Before you join a new franchise system, you should be certain that others have already

demonstrated that the system works.  If the Franchisor hasn’t opened and successfully run at least

one prototype (and preferably several prototypes) there is simply no way that you can be

confident that the system is proven and actually works.  Additionally, these prototypes need to be

able to stand the test of time.  If they haven’t been open and in business for some time, how can

you be sure that the concept really works?    If the system has units open you can check them

yourself, buy the products, and use the services.  

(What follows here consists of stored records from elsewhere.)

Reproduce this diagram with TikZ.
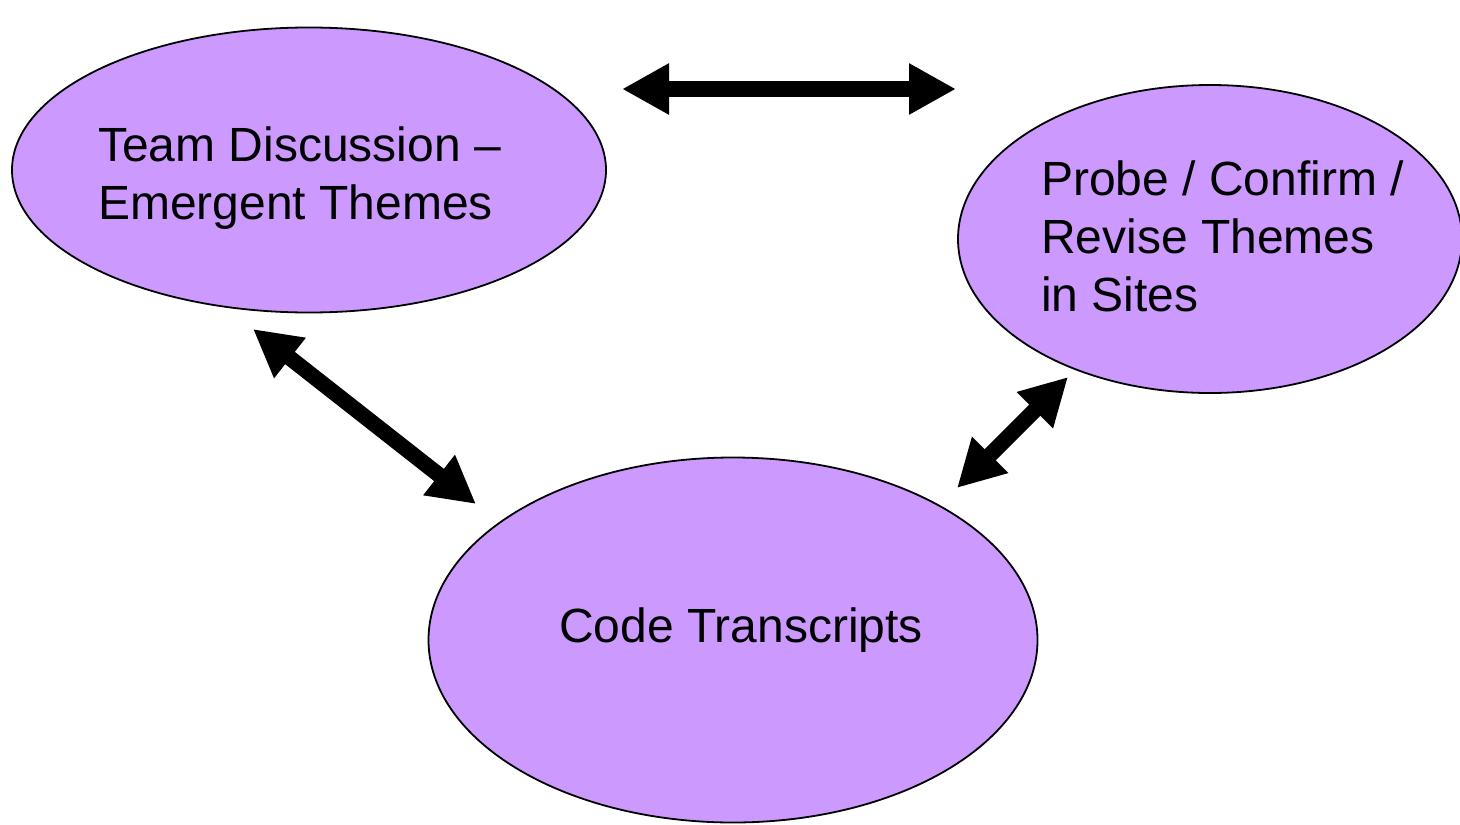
\documentclass[tikz,border=0pt]{standalone}
\usepackage{fontspec}
\setmainfont{Liberation Sans}
\usetikzlibrary{shapes.geometric,arrows.meta}
\definecolor{lilac}{HTML}{CC99FF}
\tikzset{
  theme/.style={shape=ellipse,draw=black,fill=lilac,line width=0.9pt,inner sep=0pt},
  themetext/.style={align=left,inner sep=0pt,font=\fontsize{24}{29}\selectfont},
  link/.style={line width=7.8pt,
    {Triangle[length=23.5pt,width=24pt]}-{Triangle[length=23.5pt,width=24pt]}}
}
\begin{document}
\begin{tikzpicture}[x=0.5pt,y=-0.5pt]
            \useasboundingbox (0,0) rectangle (1460,824);
            \node[theme,minimum width=297pt,minimum height=142.5pt] (T) at (309,170) {};
            \node[theme,minimum width=252pt,minimum height=154pt] (P) at (1210,239) {};
            \node[theme,minimum width=304.5pt,minimum height=182.5pt] (C) at (733,640) {};

            \node[themetext] (Tt) at (299.5,178) {Team Discussion --\\Emergent Themes};
            \node[themetext] (Pt) at (1222.5,236) {Probe / Confirm /\\Revise Themes\\in Sites};
            \node[themetext] (Ct) at (741,630) {Code Transcripts};

            \coordinate (TP1) at (622,89);
            \coordinate (TP2) at (956,89);
            \coordinate (TC1) at (253,329);
            \coordinate (TC2) at (476,504);
            \coordinate (PC1) at (1068,377);
            \coordinate (PC2) at (957,488);

            \path[link] (TP1) edge (TP2);
            \path[link] (TC1) edge (TC2);
            \path[link] (PC1) edge (PC2);
\end{tikzpicture}
\end{document}
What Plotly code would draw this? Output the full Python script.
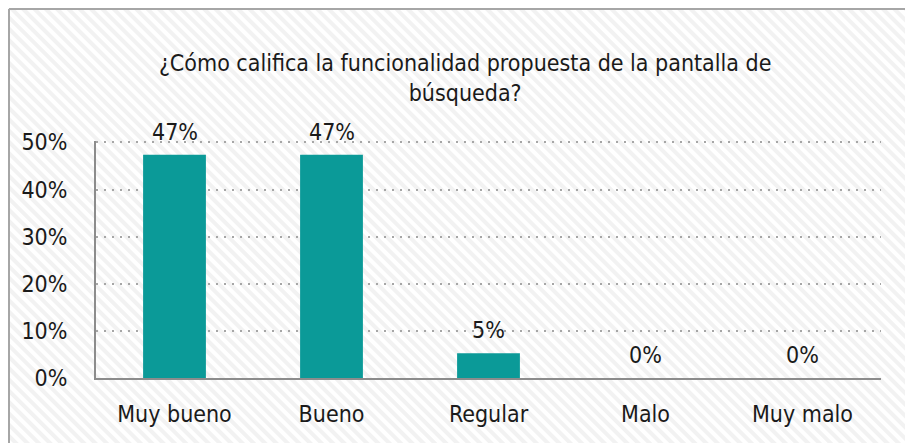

Will the market sustain multiple units? If a concept requires the highest quality or extremely

specialised locations to be successful, you may be limited in terms of availability and future growth. 


It is generally agreed that the No. 1 reason that businesses fail is because they run out of money

before they can establish themselves in the marketplace.  Your Franchisor must be able to tell you

(within a range) how much you will need for the equipment, construction, and other hard costs. 

The Franchisor should also be able to tell you how much money you will need for working capital

until you break even.   This will be given to you in a Disclosure Document, the format of which is

regulated by the Trade Practices Act.

Since younger Franchisors (by definition) don’t have as much experience as more established

Franchisors, they may be hampered in their ability to give you accurate information about your

start up costs in a new market.  

A new Franchisor may have been lucky on their own first unit or two and may underestimate your

capital needs during start up.  Be wise on this one and have more money than the Franchisor says. 

There is a good chance you will need it. 

Dedicated Management Team

Many young franchises fail in their first five years of business.  Often, it is because there was not

enough people experienced in management for the company to keep the system expanding and

meeting the challenges its competitors will throw at them. 

The cash flow of a young company is often highly restricted, but the need for highly paid experts is

substantial, so there can be some real problems that can occur if the system you become part of

does not have adequate internal staffing. 

It can cost a lot of money to give new franchisees the service they need and (not unreasonably)

expect.  The range of expert services required is lengthy – here are just a few:

1. Real Estate or site selection;

2. Construction

3. Operations and Franchise Owner support;

4. Product purchasing and new product development;

5. Legal;

6. Marketing and promotions;

7. Accounting and budgeting;

8. Training and staff development; and

9. Franchise sales.

These all need to be managed and well controlled; someone has to be there to undertake the jobs

that need to be done.    Most wise new franchise groups will use a few, generally widely,

experienced staff and supplement them with consultants for major problems.

Often the staff of a young company is spread too thin.  Be careful about this ‐ make sure that there

are enough people on staff to do the work that needs to be done. 

In Summary:

Do your homework very carefully, get expert advice if you need it, and consider most of all, will

you enjoy the challenge of a ground floor opportunity?  

Once you make your mind up to go ahead, give it everything you’ve got and work closely with your

new Franchisor to build your new business together.